Another individual closely associated with REO Town, Dylan Rogers, has years of experience in the City of Lansing.

“I was born here,” he said. “I lived here through middle school, so my childhood was really here in Lansing. I moved around a little bit after that. I’ve been back in the area since 2005. I went to MSU and I stuck around.”

Rogers claims something about Lansing draws him in.

“There’s something alluring here that I love,” he said. “My overall experience has been great. I think, in any place you live or any city, people make it great. You can have all kinds of wonderful amenities and natural habitats and places to explore, but Lansing is a social place and I have met so many inspiring, wonderful people in the time that I’ve been here.”

Still, Rogers believes there are several aspects of the Lansing infrastructure that could be improved.

“I want better mental health services,” he said. “It would be great if there wasn’t so much poverty and drug use. It would be great if Lansing didn’t feel so segregated. It’s a pretty diverse city and there are pockets where there’s more cultural and demographic blending and I really love that, but in a lot of places, Lansing feels very segregated.”

The number one change Rogers would like to see revolves around community involvement.

“I would love to see more people getting involved in their communities,” he said. “Whether that’s volunteering, going out and about, or taking advantage a little more. From my perspective as an event planner and performer and venue owner, we’re always trying to figure out how to get people out because it can be tough around here.”

The Robin Theatre in REO Town.

Lynn Ross – Owner of Mother and Earth Baby Boutique in Old Town

Lynn Ross has little trouble garnering community involvement in Old Town, a Lansing district known for artistry and unique storefronts.

“I’ve lived in the Lansing area since I was a child,” Ross said. “I’ve owned my own business since 2011.”

According to Ross, her experience in Lansing has been satisfactory.

“I guess I would say that, overall, I’m happy with the support the community shows us,” she said. “When I was younger, I’d hoped there was more nightlife and stuff to do in downtown Lansing, but I feel like that’s an issue that’s being addressed.”

Ross does have concerns, however, about property development.

“I’d like to see a better use of land,” she said. “There’s a number of closed down buildings, there’s a number of vacant golf courses, yet there are still new builds going on. I get frustrated by that because they’re tearing down nice, green spaces to put up new builds. I wish there was some way to encourage people to make use of space that isn’t already being used.”

Kevin Vandenboss – Commercial Realtor in the City of Lansing

Kevin Vandenboss has been in the Lansing area since 2004. In his opinion, the city has some work to do when it comes to keeping its word.

“There are some things I always felt were falling short of other cities that have so much growth and vibrancy, like Kalamazoo and Grand Rapids and even Detroit,” Vandenboss said. “There’s a lot of new things and new energy. And, in Lansing, there’s been a lot of promises of that.”

According to Vandenboss, these promises are often forgotten.

“I want to see fulfillment with the promises that everyone has made with new developments and changes,” Vandenboss said. “When you think back to six years ago, there was hype about a casino downtown and, whether or not you think that’s a good thing, it would have been a step in the right direction for the city.
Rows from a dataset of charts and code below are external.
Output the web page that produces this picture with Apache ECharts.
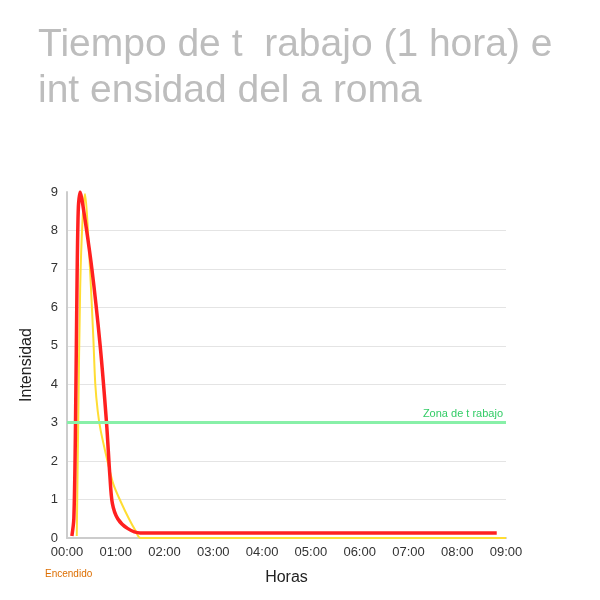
<!DOCTYPE html>
<html>
<head>
<meta charset="utf-8">
<script src="https://cdn.jsdelivr.net/npm/echarts@6/dist/echarts.min.js"></script>
<style>
  html, body { margin: 0; padding: 0; background: #fff; }
  #chart { width: 600px; height: 600px; }
</style>
</head>
<body>
<div id="chart"></div>
<script>
// hours since switch-on, intensity
const redCurve = [
    [0.10, 0.05], [0.14, 0.5], [0.17, 2.5], [0.20, 6.0],
    [0.23, 8.5], [0.27, 9.0], [0.32, 8.7], [0.51, 7.0],
    [0.68, 5.0], [0.81, 3.0], [0.88, 1.6], [0.93, 0.9],
    [1.04, 0.5], [1.24, 0.25], [1.50, 0.13], [3.00, 0.13], [8.81, 0.13]
];
const yellowCurve = [
    [0.20, 0.05], [0.23, 3.0], [0.27, 6.5], [0.32, 8.3], [0.37, 8.95],
    [0.42, 8.2], [0.48, 6.8], [0.54, 5.2], [0.58, 4.0], [0.63, 3.3],
    [0.69, 2.8], [0.83, 2.0], [0.95, 1.4], [1.10, 0.95], [1.27, 0.5],
    [1.40, 0.2], [1.51, 0.0], [3.00, 0.0], [9.00, 0.0]
];
const workZone = 3;
const hourTicks = ["00:00", "01:00", "02:00", "03:00", "04:00", "05:00", "06:00", "07:00", "08:00", "09:00"];

const font = "Liberation Sans, Arial, sans-serif";
let chart = echarts.init(document.getElementById("chart"));

// no grid line on the top value (9)
let gridColors = [];
for (let i = 0; i < 9; i++) gridColors.push("#e4e4e4");
gridColors.push("rgba(0,0,0,0)");

chart.setOption({
    animation: false,
    title: {
        text: "Tiempo de t  rabajo (1 hora) e\nint ensidad del a roma",
        left: 33,
        top: 17,
        textStyle: { fontFamily: font, fontSize: 39, fontWeight: "normal", color: "#bdbdbd", lineHeight: 46 }
    },
    grid: { left: 67, right: 94, top: 192, bottom: 62 },
    xAxis: {
        type: "value",
        min: 0, max: 9, interval: 1,
        name: "Horas",
        nameLocation: "middle",
        nameGap: 32,
        nameTextStyle: { fontFamily: font, fontSize: 16, color: "#222" },
        axisLine: { lineStyle: { color: "#cccccc", width: 2 } },
        axisTick: { show: false },
        axisLabel: { fontFamily: font, fontSize: 13, color: "#333", margin: 8, formatter: v => hourTicks[v] },
        splitLine: { show: false }
    },
    yAxis: {
        type: "value",
        min: 0, max: 9, interval: 1,
        name: "Intensidad",
        nameLocation: "middle",
        nameGap: 32,
        nameTextStyle: { fontFamily: font, fontSize: 16, color: "#222" },
        axisLine: { show: true, lineStyle: { color: "#cccccc", width: 2 } },
        axisTick: { show: false },
        axisLabel: { fontFamily: font, fontSize: 13, color: "#333", margin: 9 },
        splitLine: { lineStyle: { color: gridColors, width: 1 } }
    },
    graphic: [{
        type: "text",
        left: 45,
        top: 569,
        style: { text: "Encendido", fill: "#dd6e00", font: "10px " + font }
    }],
    series: [{
        type: "line",
        data: yellowCurve,
        smooth: 0.3,
        showSymbol: false,
        lineStyle: { color: "#ffdd33", width: 2 },
        z: 2
    }, {
        type: "line",
        data: redCurve,
        smooth: 0.3,
        showSymbol: false,
        lineStyle: { color: "#ff2020", width: 3.5 },
        z: 3,
        markLine: {
            silent: true,
            symbol: "none",
            data: [{ yAxis: workZone }],
            lineStyle: { color: "#88f0a8", width: 3, type: "solid" },
            label: {
                position: "insideEndTop",
                formatter: "Zona de t rabajo",
                fontFamily: font,
                fontSize: 11,
                color: "#33cc66",
                distance: 3
            }
        }
    }]
});
</script>
</body>
</html>
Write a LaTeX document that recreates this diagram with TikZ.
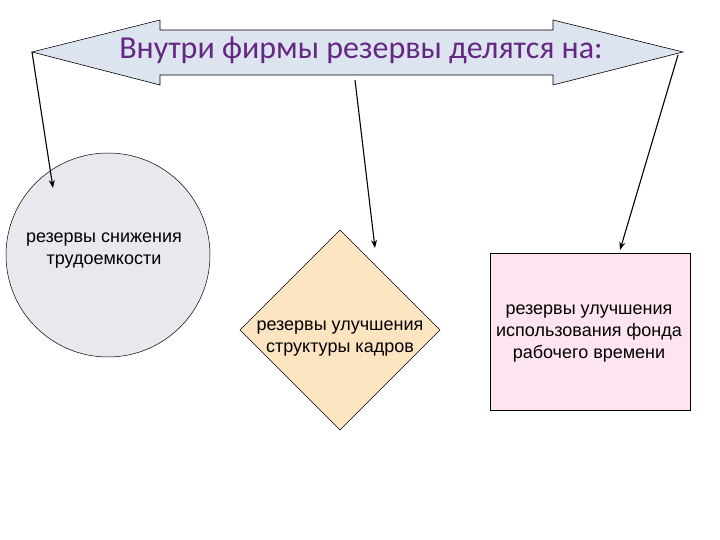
\documentclass[tikz,border=0pt]{standalone}
\usepackage{fontspec}
\setmainfont{Liberation Sans}
\newfontfamily\titlefont{Carlito}
\usetikzlibrary{arrows.meta}
\begin{document}
\begin{tikzpicture}[x=1pt,y=-1pt,
  lbl/.style={align=center,font=\fontsize{18}{22}\selectfont},
  conn/.style={-{Stealth[length=8pt,width=6pt]},line width=1.1pt}]
\useasboundingbox (0,0) rectangle (720,540);
\draw[fill={rgb,255:red,220;green,228;blue,240},line width=0.6pt]
  (32,52) -- (160,20) -- (160,30) -- (553,30) -- (553,20) -- (683,52)
  -- (553,85) -- (553,75) -- (160,75) -- (160,85) -- cycle;
\node[font=\titlefont\fontsize{32}{36}\selectfont,text={rgb,255:red,100;green,40;blue,130}] (title) at (361,50) {Внутри фирмы резервы делятся на:};
\coordinate (a1) at (32,52);
\coordinate (a2) at (355,80);
\coordinate (a3) at (678,55);
\draw[fill={rgb,255:red,232;green,232;blue,238},line width=0.5pt] (108,255) circle (102);
\node[lbl] (c) at (104,251) {резервы снижения\\трудоемкости};
\draw[fill={rgb,255:red,252;green,228;blue,192},line width=0.5pt]
  (340,230) -- (440,330) -- (340,430) -- (240,330) -- cycle;
\node[lbl] (d) at (340,339) {резервы улучшения\\структуры кадров};
\draw[fill={rgb,255:red,253;green,228;blue,240},line width=0.5pt] (490,253) rectangle (690,410);
\node[lbl] (r) at (589,334) {резервы улучшения\\использования фонда\\рабочего времени};
\coordinate (b1) at (53,188);
\coordinate (b2) at (375,248);
\coordinate (b3) at (620,250);
\draw[conn] (a1) -- (b1);
\draw[conn] (a2) -- (b2);
\draw[conn] (a3) -- (b3);
\end{tikzpicture}
\end{document}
And then you just kinda stopped hearing about it. We have all these things that are promised, but they don’t seem to get fulfilled.”

Development continues on a new apartment complex in the Stadium District.

Dr. Rubén Martinez – Professor of Sociology at Michigan State University

Dr. Rubén Martinez has noticed ongoing issues in the City of Lansing for years.

“There’s been a lot of out-migration over the past few decades,” he said. “The school district has lost a considerable amount of students and has to make adjustments in terms of facilities and what schools are going to stay open in order to be the right size for the students available. I think what we have is a minority majority school district, which speaks to the population shifts that have taken place.”

In addition to the education system, Martinez has concerns about income inequality.

“I think we still have a challenge with regard to wage levels,” he said. “One of the critical features of our historical moment is that wages for workers have remained relatively flat. We’ve seen income inequality across the nation and that spills into local areas.”

Martinez adds that positive changes have also taken place.

“From what I can tell, the local economy is bouncing back,” he said. “I think the retention of the General Motors plant was critical and I think we’re seeing some in-migration by company headquarters.”

Martinez believes business owners, students and residents in the City of Lansing are right to be concerned.

“I think one of the things that would be very beneficial is for there to occur a series of community forums where citizens become more aware of the obstacles they’re facing in terms of policy, in terms of politics and in terms of economic changes. I think often people are responding to these changes without having a deep enough understanding of the issues they’re confronting,” he said.

Martinez would like to see a more informed citizenry.

“I think we live in a period with an incredible amount of propaganda with the internet and social media and so forth,” he said. “People have a difficult time finding their way to what it really accurate. Community forums where community leaders supply some objective data on what’s going on will help people understand the historical moment in which they’re living and the things they’re up against in envisioning a better community.”